New Jersey is known for some farm products such as corn and tomatoes — but wool? There are quite a few farms here and in eastern Pennsylvania that raise sheep and produce wool fibers.
Anne Choi is a New Jersey-based fiber artist, who started NJ Fibershed, which is trying to bring together the fiber farms here.
NJ Fibershed provides a way for small-scale New Jersey-based fiber producers to sell their fiber. Choi said one of the things they did this year was produce a blanket.
“The blanket project was a way for people like me with smaller flocks to mass our fleeces together and have blankets woven so we collected about 430 pounds of wool from New Jersey farms,” she said.
Nine farms gave wool for the blankets, and those farms then get to sell them.

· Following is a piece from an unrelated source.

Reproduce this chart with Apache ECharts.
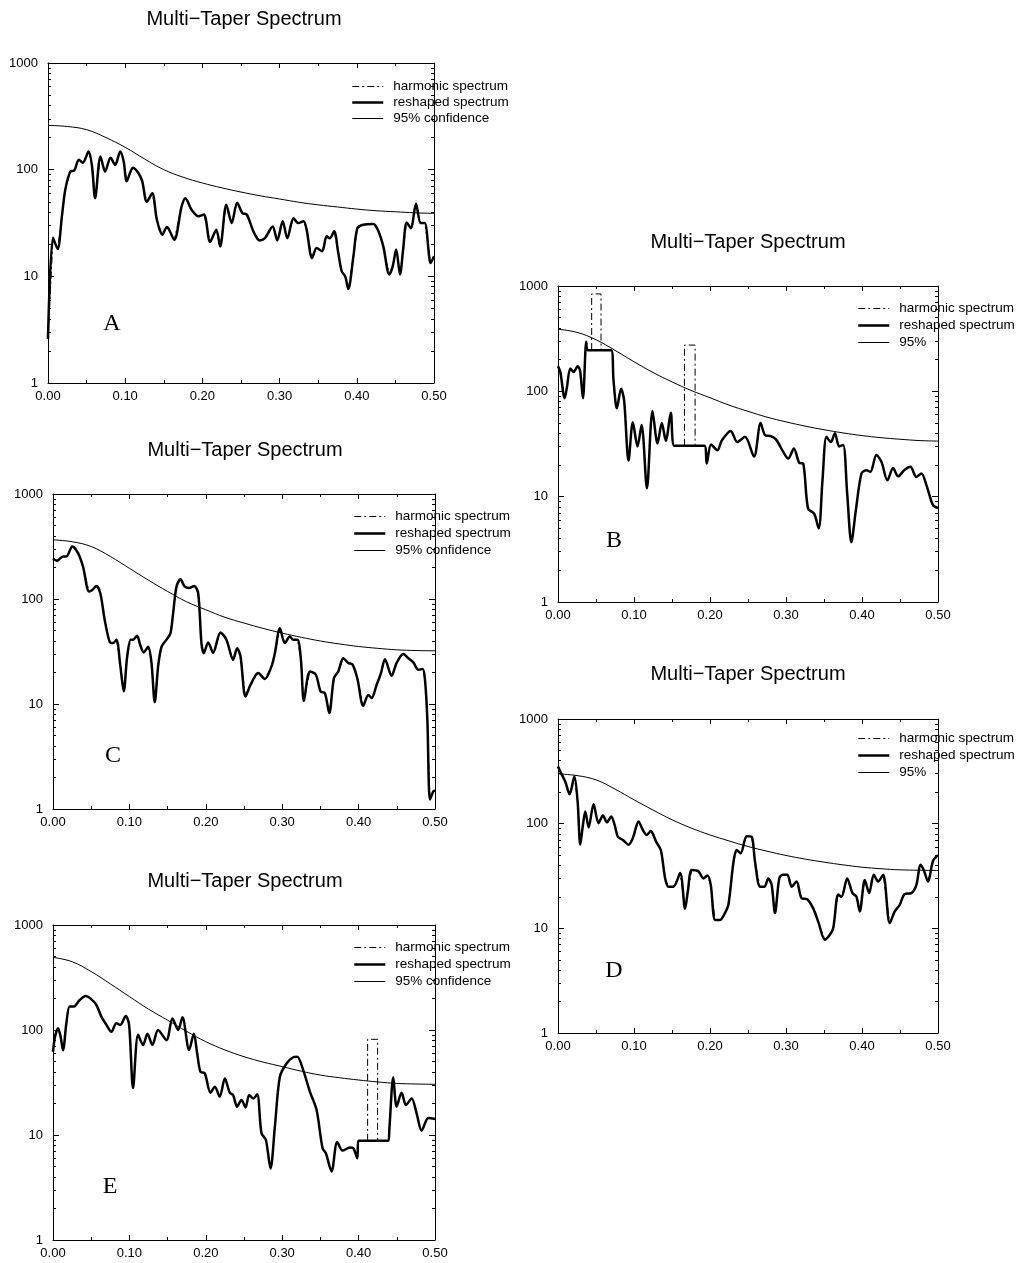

“The reason there’s such an interest right now in finding local wool is because the yarn that you buy from a store you don’t know where it’s from but it’s been very heavily processed,” she said.
Fibershed helps people become fiber farmers, with training in animal care and the processing of fibers. Choi said she was inspired when she saw what was happening on a lot of the farms.
“The reason I started Fibershed was when I found out that a lot of people who raise fiber animals were not using their fibers,” she said.
She said a lot of wool was simply being thrown out. Now it has been used to produce what Choi is calling the New Jersey Blanket.